Pour essayer de mieux saisir le mécanisme de cette affaire, je vais prendre un exemple fictif. Il permettra de voir se dessiner les choses sous nos yeux. Supposons que je veuille raconter une histoire imaginaire ou même transcrire un fait vrai en changeant simplement le nom de la personne en question pour qu'elle ne soit pas repérable. Je commence: « Nicolas… »
Nicolas ? Nicolas ? Mais pourquoi donc ai-je dit Nicolas et pas Mathieu ou Roger ? Est-ce quej'ai pensé à ces trois frères Nicolas si originaux que j'ai eus en classe ? Ou à leur père qui était un copain ? Ou à ce petit Nicolas, vif comme un écureuil, qui était dans la classe de ma femme ? Ou au saint de la légende ?

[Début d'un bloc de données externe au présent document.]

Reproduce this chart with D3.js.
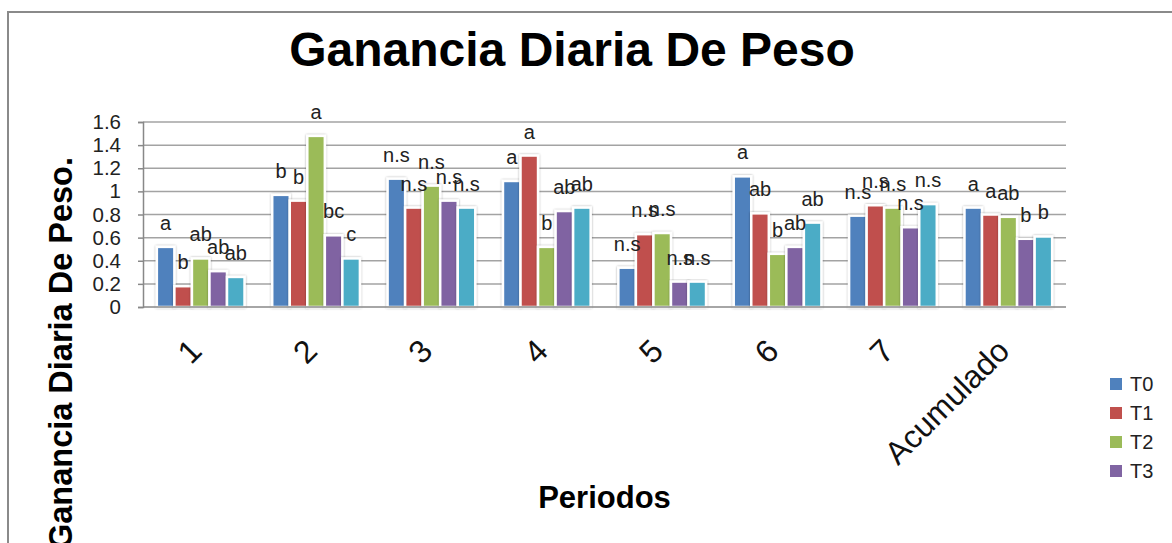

Mais en m'arrêtant un peu sur ce nom, l'idée me vient soudain que ce que j'avais l'intention d'exprimer s'est peut-être branché sur : « Ni Colas, ni un autre. » Et cela me remet en mémoire un fait que j'avais totalement oublié. Mon père était un enfant naturel. Il portait donc le nom de sa mère. Quand celle-ci s'est mariée, son époux, nommé Colas, a proposé à mon père de le reconnaître et donc de lui donner son nom. Mais mon père a refusé : ni Colas, ni un autre : Le Bohec. Si bien que je m'appelle Le Bohec (coetera). Quand j'ai écrit le premier mot de mon texte, je ne savais pas en prenant celui que mon inconscient m'avait soufflé que je choisissais des sonorités qui pouvaient me concerner « au premier chef ». Et c'est seulement parce que, pour une fois, j'ai voulu aller y regarder d'un peu plus près que cette chose fondamentale m'est revenue en mémoire. On imagine très bien, à partir de cela, que si ça correspondait à la réalité, l'orientation de toute la relation que j'avais entrepris de réaliser aurait été très déterminée par l'emploi de ce seul mot. A moins que d'autres mots, également très forts, ne soient venus apporter, à leur tour, une perturbation profonde.
Le lecteur pensera probablement que c'est un peu gros, que c'est exceptionnel, que c'est une coincidence. Pourtant, je suis persuadé que si l'on regardait d'un peu plus près les mots que l'on écrit, on s'apercevrait qu'ils ne sont que la partie émergée d'un iceberg plongé dans l'individuel, l'affectif, le narcissique.